An Artemis program in flux
Anderson takes the job at a moment of unusual turbulence for NASA’s lunar program. The schedule has been rewritten more than once. NASA is now aiming to land Americans back on the lunar surface by 2028, an aggressive consolidation of milestones.
The pressure points are familiar to anyone following the program. Blue Origin’s lunar lander development has faced challenges. SpaceX’s Starship architecture, central to Artemis III, remains in development toward a crewed lunar-rated configuration. The Space Launch System rocket is expensive and slow to produce. Each contractor delay translates into political risk for an administration that has staked its space narrative on hitting 2028.
Anderson’s background as a military operator and his more recent years inside the defense contracting world give him a working familiarity with the kind of large, schedule-driven programs Artemis has become. That is the resume the White House clearly wanted in the room when contractor conversations happen.
Two seats filled, two still empty
The vacancies at chief financial officer and inspector general are not administrative footnotes. The CFO controls the budget machinery that any 2028 push will run through. The inspector general is the agency’s internal watchdog, the office that investigates fraud, waste, and program failures. The inspector general post has been vacant since longtime IG Paul Martin left at the end of 2023.
Leaving the inspector general role unfilled, with no active nomination, is the kind of choice that gets noticed by good-governance groups. It also fits a pattern across the administration of slow-walking oversight positions while moving quickly on operational leadership.
The geopolitical clock
China’s crewed lunar program has its own target for the end of the decade, with infrastructure that has moved from PowerPoint to hardware faster than most Western analysts predicted. Anderson’s framing of the moon as a race is not rhetorical excess. It is increasingly the operating assumption inside both NASA and the Pentagon’s space leadership.
What that framing changes is the agency’s internal calculus on risk. A program told to beat a competitor by a date will accept different tradeoffs than a program told to advance science on a flexible schedule. Safety reviews compress. Test campaigns shorten. The cost of a failed mission goes up, but so does the cost of a delayed one.

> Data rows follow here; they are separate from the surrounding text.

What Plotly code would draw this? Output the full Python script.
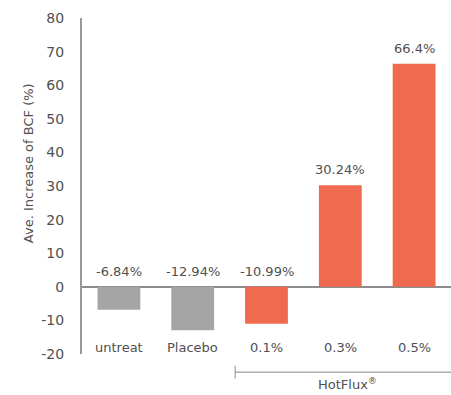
import plotly.graph_objects as go

categories = ["untreat", "Placebo", "0.1%", "0.3%", "0.5%"]
values = [-6.84, -12.94, -10.99, 30.24, 66.4]
value_labels = ["-6.84%", "-12.94%", "-10.99%", "30.24%", "66.4%"]
colors = ["#a5a5a5", "#a5a5a5", "#f06a4f", "#f06a4f", "#f06a4f"]
y_ticks = [-20, -10, 0, 10, 20, 30, 40, 50, 60, 70, 80]
y_tick_text = ["-20", "-10", "0", "10", "20", "30", "40", "50", "60", "70", "80"]

FONT = "DejaVu Sans, sans-serif"
TXT = "#505050"

fig = go.Figure()
fig.add_trace(go.Bar(
    x=categories, y=values, marker=dict(color=colors, line=dict(width=0)),
    width=0.58, hoverinfo="skip"))

annotations = []
for c, v, t in zip(categories, values, value_labels):
    annotations.append(dict(x=c, y=max(v, 0), xref="x", yref="y", text=t,
                            showarrow=False, yanchor="bottom", yshift=6,
                            font=dict(family=FONT, size=13, color=TXT)))
    annotations.append(dict(x=c, y=-18, xref="x", yref="y", text=c,
                            showarrow=False, yanchor="middle",
                            font=dict(family=FONT, size=13, color=TXT)))

annotations.append(dict(x=-0.146, y=0.5, xref="paper", yref="paper",
                        text="Ave. Increase of BCF (%)", textangle=-90,
                        showarrow=False, xanchor="center", yanchor="middle",
                        yshift=23,
                        font=dict(family=FONT, size=13, color=TXT)))
annotations.append(dict(x=0.72, y=-0.09, xref="paper", yref="paper",
                        text="HotFlux<sup>®</sup>", showarrow=False,
                        xanchor="center", yanchor="middle",
                        font=dict(family=FONT, size=13, color=TXT)))

shapes = [
    dict(type="line", xref="paper", yref="paper", x0=0.415, x1=1.0,
         y0=-0.054, y1=-0.054, line=dict(color="#888888", width=1)),
    dict(type="line", xref="paper", yref="paper", x0=0.415, x1=0.415,
         y0=-0.035, y1=-0.073, line=dict(color="#888888", width=1)),
]

fig.update_layout(
    width=451, height=395,
    margin=dict(l=82, r=0, t=18, b=41),
    paper_bgcolor="white", plot_bgcolor="white",
    showlegend=False,
    bargap=0.42,
    annotations=annotations,
    shapes=shapes,
    xaxis=dict(showticklabels=False, showgrid=False, zeroline=False,
               showline=False, ticks="", range=[-0.5, 4.5]),
    yaxis=dict(range=[-20, 80], tickvals=y_ticks, ticktext=y_tick_text,
               showgrid=False,
               zeroline=True, zerolinecolor="#8c8c8c", zerolinewidth=1.5,
               showline=True, linecolor="#9a9a9a", linewidth=2,
               ticks="", ticklabelstandoff=13,
               tickfont=dict(family=FONT, size=14, color=TXT)),
)

fig.write_html("out.html")
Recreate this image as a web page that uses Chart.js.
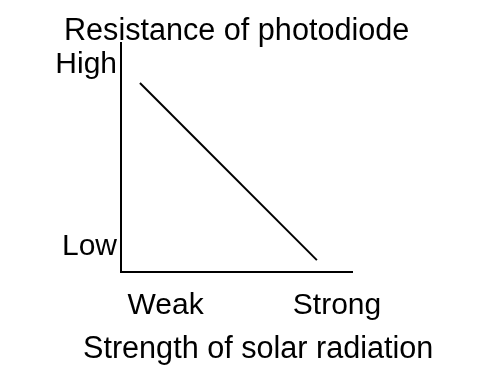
<!DOCTYPE html>
<html>
<head>
<meta charset="utf-8">
<script src="https://cdn.jsdelivr.net/npm/chart.js@4"></script>
<style>
  body { margin: 0; background: #fff; }
</style>
</head>
<body>
<canvas id="photoChart" width="496" height="376"></canvas>
<script>
const strength = [0.82, 8.48];
const resistance = [8.25, 0.52];

const strengthTicks = [1.93, 9.35];
const strengthLabels = ['Weak', 'Strong'];
const resistanceTicks = [1.11, 9.06];
const resistanceLabels = ['Low', 'High'];

const yTitle = 'Resistance of photodiode';
const xTitle = 'Strength of solar radiation';

const fontFamily = '"Liberation Sans", Arial, sans-serif';

// captions sit outside the scale boxes, so draw them by hand
const captions = {
  id: 'captions',
  afterDraw(chart) {
    const ctx = chart.ctx;
    const area = chart.chartArea;
    ctx.save();
    ctx.font = '30.6px ' + fontFamily;
    ctx.fillStyle = '#000';
    ctx.textAlign = 'left';
    ctx.textBaseline = 'alphabetic';
    ctx.fillText(yTitle, area.left - 57, area.top - 3);
    ctx.fillText(xTitle, area.left - 38, area.bottom + 86);
    ctx.restore();
  }
};

const photoData = {
  datasets: [{
    data: strength.map((s, i) => ({x: s, y: resistance[i]})),
    borderColor: '#000',
    borderWidth: 2,
    pointRadius: 0,
    fill: false
  }]
};

const photoOptions = {
  responsive: false,
  animation: false,
  layout: {
    padding: {top: 43, right: 144, left: 0, bottom: 0}
  },
  scales: {
    x: {
      type: 'linear',
      min: 0,
      max: 10,
      afterFit: (scale) => { scale.height = 104; },
      afterBuildTicks: (scale) => { scale.ticks = strengthTicks.map(v => ({value: v})); },
      ticks: {
        autoSkip: false,
        maxRotation: 0,
        padding: 16,
        color: '#000',
        font: {family: fontFamily, size: 30},
        callback: (value, index) => strengthLabels[index]
      },
      grid: {display: false, drawTicks: false},
      border: {display: true, color: '#000', width: 2}
    },
    y: {
      type: 'linear',
      min: 0,
      max: 10,
      afterFit: (scale) => { scale.width = 121; },
      afterBuildTicks: (scale) => { scale.ticks = resistanceTicks.map(v => ({value: v})); },
      ticks: {
        autoSkip: false,
        padding: 4,
        color: '#000',
        font: {family: fontFamily, size: 30},
        callback: (value, index) => resistanceLabels[index]
      },
      grid: {display: false, drawTicks: false},
      border: {display: true, color: '#000', width: 2}
    }
  },
  plugins: {
    legend: {display: false},
    tooltip: {enabled: false}
  }
};

new Chart(document.getElementById('photoChart'), {
  type: 'line',
  data: photoData,
  options: photoOptions,
  plugins: [captions]
});
</script>
</body>
</html>
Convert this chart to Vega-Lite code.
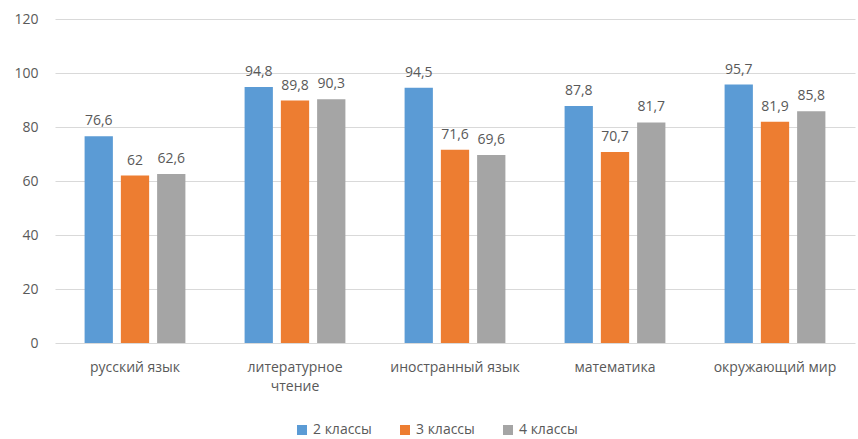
{
  "$schema": "https://vega.github.io/schema/vega-lite/v6.json",
  "autosize": "none",
  "width": 800,
  "height": 324,
  "padding": {"left": 55, "top": 19, "right": 3, "bottom": 96},
  "background": "white",
  "data": {"values": [
    {"subject": "русский язык", "group": "2 классы", "value": 76.6, "label": "76,6"},
    {"subject": "русский язык", "group": "3 классы", "value": 62, "label": "62"},
    {"subject": "русский язык", "group": "4 классы", "value": 62.6, "label": "62,6"},
    {"subject": "литературное чтение", "group": "2 классы", "value": 94.8, "label": "94,8"},
    {"subject": "литературное чтение", "group": "3 классы", "value": 89.8, "label": "89,8"},
    {"subject": "литературное чтение", "group": "4 классы", "value": 90.3, "label": "90,3"},
    {"subject": "иностранный язык", "group": "2 классы", "value": 94.5, "label": "94,5"},
    {"subject": "иностранный язык", "group": "3 классы", "value": 71.6, "label": "71,6"},
    {"subject": "иностранный язык", "group": "4 классы", "value": 69.6, "label": "69,6"},
    {"subject": "математика", "group": "2 классы", "value": 87.8, "label": "87,8"},
    {"subject": "математика", "group": "3 классы", "value": 70.7, "label": "70,7"},
    {"subject": "математика", "group": "4 классы", "value": 81.7, "label": "81,7"},
    {"subject": "окружающий мир", "group": "2 классы", "value": 95.7, "label": "95,7"},
    {"subject": "окружающий мир", "group": "3 классы", "value": 81.9, "label": "81,9"},
    {"subject": "окружающий мир", "group": "4 классы", "value": 85.8, "label": "85,8"}
  ]},
  "encoding": {
    "x": {
      "field": "subject", "type": "nominal", "sort": null,
      "scale": {"paddingInner": 0.37, "paddingOuter": 0.185},
      "axis": {
        "title": null, "labelAngle": 0, "domain": false, "ticks": false,
        "labelFont": "Open Sans", "labelFontSize": 14, "labelColor": "#595959",
        "labelPadding": 17, "labelLimit": 200, "labelLineHeight": 19,
        "labelExpr": "datum.label == 'литературное чтение' ? ['литературное', 'чтение'] : datum.label"
      }
    },
    "xOffset": {"field": "group", "type": "nominal", "scale": {"paddingInner": 0.22}},
    "y": {
      "field": "value", "type": "quantitative",
      "scale": {"domain": [0, 120]},
      "axis": {
        "title": null, "values": [0, 20, 40, 60, 80, 100, 120],
        "domain": false, "ticks": false, "gridColor": "#D9D9D9", "gridWidth": 1,
        "labelFont": "Open Sans", "labelFontSize": 14, "labelColor": "#595959",
        "labelPadding": 17
      }
    }
  },
  "layer": [
    {
      "mark": {"type": "bar"},
      "encoding": {
        "color": {
          "field": "group", "type": "nominal",
          "scale": {"domain": ["2 классы", "3 классы", "4 классы"], "range": ["#5B9BD5", "#ED7D31", "#A5A5A5"]},
          "legend": {
            "title": null, "orient": "none", "direction": "horizontal",
            "legendX": 240, "legendY": 404,
            "symbolType": "square", "symbolSize": 100, "symbolStrokeWidth": 0,
            "labelFont": "Open Sans", "labelFontSize": 14, "labelColor": "#595959",
            "columnPadding": 26, "labelOffset": 4
          }
        }
      }
    },
    {
      "mark": {"type": "text", "baseline": "bottom", "dy": -8, "font": "Open Sans", "fontSize": 14, "color": "#595959"},
      "encoding": {"text": {"field": "label"}}
    }
  ],
  "config": {"view": {"stroke": null}}
}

Anderson’s pledge to reinforce a culture of safety, accountability and transparency will be tested against that pressure, not in confirmation hearings but in the program reviews that begin almost immediately.

What to watch next
Three things will signal how Anderson intends to operate. First, the next round of Artemis program milestone reviews, where the deputy administrator typically has direct sign-off authority. Second, whether the White House moves quickly to nominate a CFO and inspector general now that the top two slots are filled. Third, the FY2027 budget request, which will be the first one shaped meaningfully by the Isaacman-Anderson leadership team.
The 46-43 vote was about politics. The work that starts now is about whether an agency built for cautious, science-driven exploration can be retooled, on a compressed timeline, into something that looks more like a defense program with a flag-planting deadline. Anderson has been hired to do exactly that.